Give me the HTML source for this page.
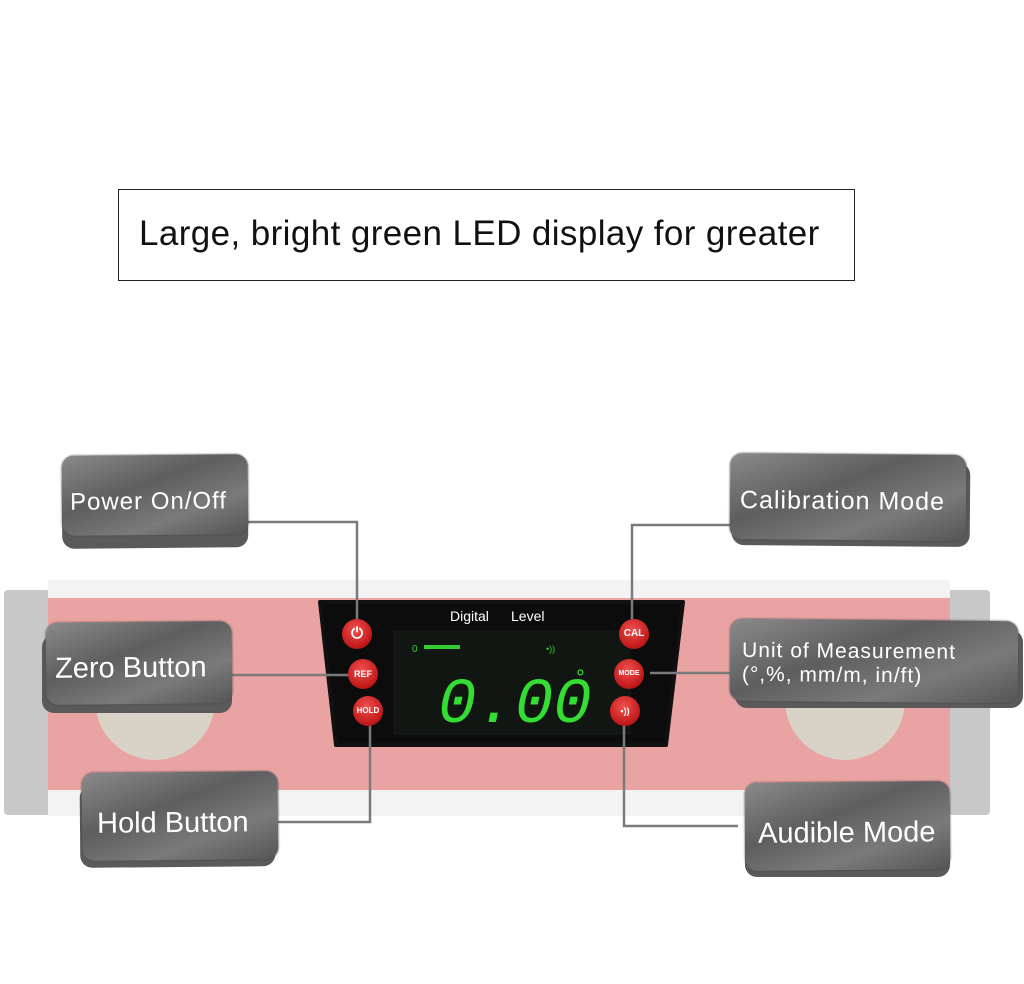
<!DOCTYPE html>
<html><head><style>
body{margin:0;width:1024px;height:984px;background:#fff;position:relative;overflow:hidden;font-family:"Liberation Sans",sans-serif}
.a{position:absolute}
.tag{position:absolute;border-radius:12px;background:linear-gradient(160deg,#8a8a8a,#5e5e5e 40%,#7a7a7a 70%,#555);color:#fff;box-shadow:0 0 2px #444}
.sh{position:absolute;border-radius:12px;background:#5a5a5a}
.tag span{position:absolute;white-space:nowrap}
.btn{position:absolute;width:30px;height:30px;border-radius:50%;background:radial-gradient(circle at 45% 35%,#f05050,#c01818 70%,#8a0d0d);color:#fff;font-weight:bold;font-size:9px;text-align:center;line-height:30px}
</style></head><body>
<div class="a" style="left:118px;top:189px;width:737px;height:92px;border:1.5px solid #222;box-sizing:border-box"></div>
<div class="a" style="left:139px;top:214px;font-size:35px;color:#111;letter-spacing:0.4px">Large, bright green LED display for greater</div>

<!-- level -->
<div class="a" style="left:4px;top:590px;width:46px;height:225px;background:#c8c8c8;border-radius:4px"></div>
<div class="a" style="left:948px;top:590px;width:42px;height:225px;background:#c8c8c8;border-radius:4px"></div>
<div class="a" style="left:48px;top:580px;width:902px;height:22px;background:#f3f3f3"></div>
<div class="a" style="left:48px;top:598px;width:902px;height:194px;background:#e9a3a3"></div>
<div class="a" style="left:48px;top:790px;width:902px;height:26px;background:#f3f3f3"></div>
<div class="a" style="left:95px;top:640px;width:120px;height:120px;border-radius:50%;background:#d9d2c6"></div>
<div class="a" style="left:785px;top:640px;width:120px;height:120px;border-radius:50%;background:#d9d2c6"></div>
<svg class="a" style="left:0;top:0" width="1024" height="984">
<path d="M320 602 L683 602 L666 745 L336 745 Z" fill="#0c0c0c" stroke="#111" stroke-width="4" stroke-linejoin="round"/>
<rect x="393" y="630" width="238" height="105" fill="#121612"/>
<text x="450" y="621" fill="#fff" font-size="14" font-family="Liberation Sans">Digital</text>
<text x="511" y="621" fill="#fff" font-size="14" font-family="Liberation Sans">Level</text>
<text x="412" y="652" fill="#3c3" font-size="10" font-family="Liberation Sans">0</text>
<rect x="424" y="645" width="36" height="4" fill="#3c3"/>
<text x="546" y="652" fill="#3c3" font-size="9" font-family="Liberation Sans">•))</text>
<text x="438" y="722" fill="#3d3" font-size="64" font-family="Liberation Mono" font-style="italic" letter-spacing="0">0.00</text>
<text x="576" y="685" fill="#3d3" font-size="22" font-family="Liberation Sans">°</text>
<g stroke="#7a7a7a" stroke-width="2.5" fill="none">
<path d="M248 522 H357 V626"/><path d="M232 675 H350"/><path d="M278 822 H370 V720"/>
<path d="M730 525 H632 V624"/><path d="M732 673 H650"/><path d="M738 826 H624 V720"/>
</g>
</svg>
<div class="btn" style="left:342px;top:619px;font-size:15px">⏻</div>
<div class="btn" style="left:348px;top:659px">REF</div>
<div class="btn" style="left:353px;top:696px;font-size:8px">HOLD</div>
<div class="btn" style="left:619px;top:619px;font-size:10px">CAL</div>
<div class="btn" style="left:614px;top:659px;font-size:7px">MODE</div>
<div class="btn" style="left:610px;top:696px">•))</div>

<div class="sh" style="left:62px;top:470px;width:186px;height:78px;transform:rotate(-0.5deg)"></div>
<div class="tag" style="left:62px;top:455px;width:186px;height:80px;transform:rotate(-0.5deg)"><span style="left:8px;top:33px;font-size:24px;letter-spacing:1px">Power On/Off</span></div>
<div class="sh" style="left:42px;top:635px;width:190px;height:78px"></div>
<div class="tag" style="left:46px;top:622px;width:186px;height:82px;transform:rotate(-0.5deg)"><span style="left:9px;top:30px;font-size:29px">Zero Button</span></div>
<div class="sh" style="left:80px;top:785px;width:195px;height:82px;transform:rotate(-0.5deg)"></div>
<div class="tag" style="left:82px;top:772px;width:196px;height:88px;transform:rotate(-0.5deg)"><span style="left:15px;top:35px;font-size:29px">Hold Button</span></div>

<div class="sh" style="left:732px;top:462px;width:238px;height:84px;transform:rotate(0.5deg)"></div>
<div class="tag" style="left:730px;top:454px;width:236px;height:86px;transform:rotate(0.5deg)"><span style="left:10px;top:33px;font-size:25px;letter-spacing:1px">Calibration Mode</span></div>
<div class="sh" style="left:735px;top:630px;width:288px;height:78px"></div>
<div class="tag" style="left:730px;top:620px;width:288px;height:82px;transform:rotate(0.5deg)"><span style="left:12px;top:20px;font-size:21px;line-height:24px;letter-spacing:1px">Unit of Measurement<br>(°,%, mm/m, in/ft)</span></div>
<div class="sh" style="left:745px;top:795px;width:205px;height:82px"></div>
<div class="tag" style="left:745px;top:782px;width:205px;height:88px;transform:rotate(-0.5deg)"><span style="left:13px;top:35px;font-size:29px">Audible Mode</span></div>
</body></html>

++++++++++

= To do =
Your task is to repeat the material above exactly, without its pictures.

= Worked solution =
Give me the HTML source for this page.
<!DOCTYPE html>
<html><head><style>
body{margin:0;width:1024px;height:984px;background:#fff;position:relative;overflow:hidden;font-family:"Liberation Sans",sans-serif}
.a{position:absolute}
.tag{position:absolute;border-radius:12px;background:linear-gradient(160deg,#8a8a8a,#5e5e5e 40%,#7a7a7a 70%,#555);color:#fff;box-shadow:0 0 2px #444}
.sh{position:absolute;border-radius:12px;background:#5a5a5a}
.tag span{position:absolute;white-space:nowrap}
.btn{position:absolute;width:30px;height:30px;border-radius:50%;background:radial-gradient(circle at 45% 35%,#f05050,#c01818 70%,#8a0d0d);color:#fff;font-weight:bold;font-size:9px;text-align:center;line-height:30px}
</style></head><body>
<div class="a" style="left:118px;top:189px;width:737px;height:92px;border:1.5px solid #222;box-sizing:border-box"></div>
<div class="a" style="left:139px;top:214px;font-size:35px;color:#111;letter-spacing:0.4px">Large, bright green LED display for greater</div>

<!-- level -->
<div class="a" style="left:4px;top:590px;width:46px;height:225px;background:#c8c8c8;border-radius:4px"></div>
<div class="a" style="left:948px;top:590px;width:42px;height:225px;background:#c8c8c8;border-radius:4px"></div>
<div class="a" style="left:48px;top:580px;width:902px;height:22px;background:#f3f3f3"></div>
<div class="a" style="left:48px;top:598px;width:902px;height:194px;background:#e9a3a3"></div>
<div class="a" style="left:48px;top:790px;width:902px;height:26px;background:#f3f3f3"></div>
<div class="a" style="left:95px;top:640px;width:120px;height:120px;border-radius:50%;background:#d9d2c6"></div>
<div class="a" style="left:785px;top:640px;width:120px;height:120px;border-radius:50%;background:#d9d2c6"></div>
<svg class="a" style="left:0;top:0" width="1024" height="984">
<path d="M320 602 L683 602 L666 745 L336 745 Z" fill="#0c0c0c" stroke="#111" stroke-width="4" stroke-linejoin="round"/>
<rect x="393" y="630" width="238" height="105" fill="#121612"/>
<text x="450" y="621" fill="#fff" font-size="14" font-family="Liberation Sans">Digital</text>
<text x="511" y="621" fill="#fff" font-size="14" font-family="Liberation Sans">Level</text>
<text x="412" y="652" fill="#3c3" font-size="10" font-family="Liberation Sans">0</text>
<rect x="424" y="645" width="36" height="4" fill="#3c3"/>
<text x="546" y="652" fill="#3c3" font-size="9" font-family="Liberation Sans">•))</text>
<text x="438" y="722" fill="#3d3" font-size="64" font-family="Liberation Mono" font-style="italic" letter-spacing="0">0.00</text>
<text x="576" y="685" fill="#3d3" font-size="22" font-family="Liberation Sans">°</text>
<g stroke="#7a7a7a" stroke-width="2.5" fill="none">
<path d="M248 522 H357 V626"/><path d="M232 675 H350"/><path d="M278 822 H370 V720"/>
<path d="M730 525 H632 V624"/><path d="M732 673 H650"/><path d="M738 826 H624 V720"/>
</g>
</svg>
<div class="btn" style="left:342px;top:619px;font-size:15px">⏻</div>
<div class="btn" style="left:348px;top:659px">REF</div>
<div class="btn" style="left:353px;top:696px;font-size:8px">HOLD</div>
<div class="btn" style="left:619px;top:619px;font-size:10px">CAL</div>
<div class="btn" style="left:614px;top:659px;font-size:7px">MODE</div>
<div class="btn" style="left:610px;top:696px">•))</div>

<div class="sh" style="left:62px;top:470px;width:186px;height:78px;transform:rotate(-0.5deg)"></div>
<div class="tag" style="left:62px;top:455px;width:186px;height:80px;transform:rotate(-0.5deg)"><span style="left:8px;top:33px;font-size:24px;letter-spacing:1px">Power On/Off</span></div>
<div class="sh" style="left:42px;top:635px;width:190px;height:78px"></div>
<div class="tag" style="left:46px;top:622px;width:186px;height:82px;transform:rotate(-0.5deg)"><span style="left:9px;top:30px;font-size:29px">Zero Button</span></div>
<div class="sh" style="left:80px;top:785px;width:195px;height:82px;transform:rotate(-0.5deg)"></div>
<div class="tag" style="left:82px;top:772px;width:196px;height:88px;transform:rotate(-0.5deg)"><span style="left:15px;top:35px;font-size:29px">Hold Button</span></div>

<div class="sh" style="left:732px;top:462px;width:238px;height:84px;transform:rotate(0.5deg)"></div>
<div class="tag" style="left:730px;top:454px;width:236px;height:86px;transform:rotate(0.5deg)"><span style="left:10px;top:33px;font-size:25px;letter-spacing:1px">Calibration Mode</span></div>
<div class="sh" style="left:735px;top:630px;width:288px;height:78px"></div>
<div class="tag" style="left:730px;top:620px;width:288px;height:82px;transform:rotate(0.5deg)"><span style="left:12px;top:20px;font-size:21px;line-height:24px;letter-spacing:1px">Unit of Measurement<br>(°,%, mm/m, in/ft)</span></div>
<div class="sh" style="left:745px;top:795px;width:205px;height:82px"></div>
<div class="tag" style="left:745px;top:782px;width:205px;height:88px;transform:rotate(-0.5deg)"><span style="left:13px;top:35px;font-size:29px">Audible Mode</span></div>
</body></html>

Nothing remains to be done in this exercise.